Yo había ido a Oriente en busca de la sabiduría y la paz, pero él me dijo que ese conocimiento lo encontraría de vuelta en mi tierra. Ese conocimiento, obviamente, era yo. ¿Pero quién era yo? Es una pregunta obvia cuya respuesta está oculta, pues si hemos vivido muchas vidas, incontables vidas, ¿quién de todos ellos somos nosotros? ¿Somos el antílope, la serpiente, el hombre o el dios? ¿Somos el clemente o el cruel? ¿El rey o el mendigo? De igual forma que todo en el espacio está vacío de contenido, también lo está todo lo que se expande en el tiempo, por lo que siendo todos, al mismo tiempo somos nosotros. ¿Pero cómo? ¿Si no somos más que un agregado de materia, sentidos, sentimientos, voluntad y conciencia (como enseño Gautama), qué somos? Si con la muerte se separan estos elementos, y con la reencarnación vuelven a unirse, ¿qué queda en el medio? Si no queda nada en el medio, nosotros no somos nada. Y el nirvana es el estado en el que finalmente somos algo, y por eso es un estado tan feliz y bienaventurado. Sólo somos, cuando somos Buda.
Estas palabras las dije en el templo del 93 Baxter St., cuando ya todo el mundo sabía que el único maestro podía ser yo, y todos me admiraban y me imploraban que los ayudara en sus vidas a vencer sus demonios, cuando los públicos de oyentes ya no estaban integrados solo de orientales, porque en masa vinieron los hombres y mujeres de ojos azules, y también los periodistas. Fue en una de esas muchas reuniones para meditar y bendecir que cerré los ojos y vi el rostro de Gautama, y me dijo que sólo me faltaba una última revelación, “para lo que debes abrir los ojos y mirarte en el espejo a tu espalda.” Obedecí y caí en cuenta de una verdad enorme: el espejo era la estatua de Guan Yin; yo era Guan Yin. Entonces entendí todo, até todos los cabos, respondí todas las preguntas.
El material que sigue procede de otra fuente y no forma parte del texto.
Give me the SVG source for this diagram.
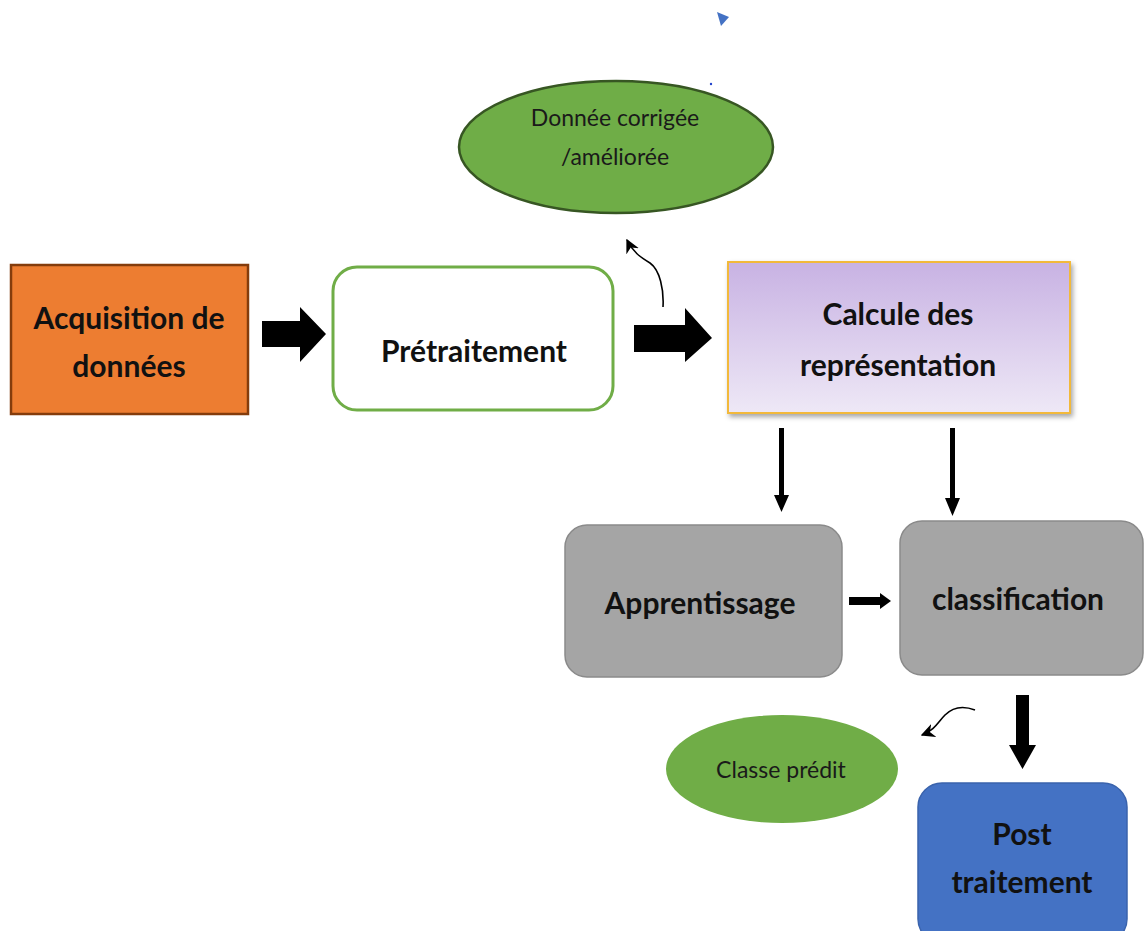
<svg xmlns="http://www.w3.org/2000/svg" width="1144" height="931" viewBox="0 0 1144 931">
<defs>
<linearGradient id="gPurple" x1="0" y1="0" x2="0" y2="1">
<stop offset="0" stop-color="#C8B2E3"/>
<stop offset="1" stop-color="#EEE8F6"/>
</linearGradient>
<filter id="shadow" x="-10%" y="-10%" width="130%" height="130%">
<feDropShadow dx="2" dy="3" stdDeviation="2.5" flood-color="#000" flood-opacity="0.35"/>
</filter>
<marker id="curveHead" viewBox="0 0 10 10" refX="9" refY="5" markerWidth="14" markerHeight="14" orient="auto" markerUnits="userSpaceOnUse">
<path d="M0,0 L10,5 L0,10 L3,5 Z" fill="#000"/>
</marker>
</defs>
<style>
.bold{font-family:Lato,"Open Sans","Liberation Sans",sans-serif;font-weight:bold;font-size:30px;fill:#111;text-anchor:middle}
.reg{font-family:Lato,"Open Sans","Liberation Sans",sans-serif;font-size:23px;fill:#1a1a1a;text-anchor:middle}
.blk{fill:#000}
</style>
<rect width="1144" height="931" fill="#fff"/>

<g id="connectors">
<polygon class="blk" points="262,321 300,321 300,307 326,334 300,362 300,347 262,347"/>
<polygon class="blk" points="634,325 685,325 685,308 712,338 685,362 685,352 634,352"/>
<path d="M663,307 C664,290 660,270 650,263 C640,257 633,252 627,240" fill="none" stroke="#000" stroke-width="1.6" marker-end="url(#curveHead)"/>
<polygon class="blk" points="779,428 784,428 784,495 789,495 781.5,512 774,495 779,495"/>
<polygon class="blk" points="950,428 955,428 955,498 960,498 952.5,516 945,498 950,498"/>
<polygon class="blk" points="849,597 880,597 880,593 891,601 880,609 880,605 849,605"/>
<path d="M975,710 C962,705 952,708 945,715 C938,722 935,730 922,735" fill="none" stroke="#000" stroke-width="1.6" marker-end="url(#curveHead)"/>
<polygon class="blk" points="1016,695 1029,695 1029,745 1036,745 1022.5,769 1009,745 1016,745"/>
</g>

<g id="marker-artifact">
<polygon points="717,12 729,17 721,26" fill="#4472C4"/>
<circle cx="711" cy="84" r="1.2" fill="#2244cc"/>
</g>

<g id="node-acquisition">
<rect x="11" y="265" width="237" height="149" fill="#ED7D31" stroke="#843C0C" stroke-width="2.5"/>
<text class="bold" x="129" y="329">Acquisition de</text>
<text class="bold" x="129" y="377">données</text>
</g>

<g id="node-pretraitement">
<rect x="333" y="267" width="280" height="143" rx="24" fill="#fff" stroke="#70AD47" stroke-width="3"/>
<text class="bold" x="474" y="362">Prétraitement</text>
</g>

<g id="node-calcul">
<rect x="728" y="262" width="342" height="151" fill="url(#gPurple)" stroke="#F2B93B" stroke-width="2" filter="url(#shadow)"/>
<text class="bold" x="898" y="325">Calcule des</text>
<text class="bold" x="898" y="376">représentation</text>
</g>

<g id="node-donnee">
<ellipse cx="616" cy="147" rx="157" ry="66" fill="#6FAD47" stroke="#375623" stroke-width="2.5"/>
<text class="reg" x="615" y="126">Donnée corrigée</text>
<text class="reg" x="615" y="165">/améliorée</text>
</g>

<g id="node-apprentissage">
<rect x="565" y="525" width="277" height="152" rx="22" fill="#A5A5A5" stroke="#8A8A8A" stroke-width="1.5"/>
<text class="bold" x="700" y="614">Apprentissage</text>
</g>

<g id="node-classification">
<rect x="900" y="521" width="243" height="154" rx="22" fill="#A5A5A5" stroke="#8A8A8A" stroke-width="1.5"/>
<text class="bold" x="1018" y="610">classification</text>
</g>

<g id="node-classe">
<ellipse cx="782" cy="769" rx="116" ry="54" fill="#70AD47"/>
<text class="reg" x="781" y="778">Classe prédit</text>
</g>

<g id="node-post">
<rect x="918" y="783" width="209" height="160" rx="24" fill="#4472C4" stroke="#3A63AC" stroke-width="1.5"/>
<text class="bold" x="1022" y="845">Post</text>
<text class="bold" x="1022" y="893">traitement</text>
</g>
</svg>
Entonces entendí por qué no me habían dejado conocer al Dalai Lama del Tíbet, y me habían hecho esperar doce días en una habitación de espejos. Entonces entendí que aquél maestro sabio de los barrios de Guangzhou era otro bodhisattva, que me había reconocido y visto mi karma y mi destino. Buda, con una voz sutil, me dijo: “No has terminado de entenderlo todo, porque todavía no eres Buda. Pero lo puedes ser si así lo decides. O puedes quedarte en la tierra, ser un bodhisattva, y continuar salvando a cientos, a miles, a cientos de miles de seres humanos. ¿Qué escoges?”
Yo ya conocía la respuesta: “Escojo ascender al nirvana, y por primera vez, ser.” Sentí como me separaba de mi cuerpo material; de la tierra, del agua, del fuego, del aire y del espacio que lo componían: sentí mis sentidos despegarse de mí y quedarse apegados al cuerpo. Juzgué mis sentimientos y los declaré inútiles en una existencia sin cuerpo, así que atrás de mis sentidos se fueron. Juzgué mi voluntad; carecía de propósito sin los brazos y las piernas para ejecutarla, así que la dejé irse detrás de mis sentimientos. Finalmente alcancé un estado donde mi conciencia sólo concebía pensamientos puros y eternos, pero me di cuenta que mi conciencia no era otra cosa que pensamientos, y opté porque se uniera a todos ellos. De mí no quedó nada, ni siquiera el recuerdo, aquél recuerdo impactante de mi última muerte.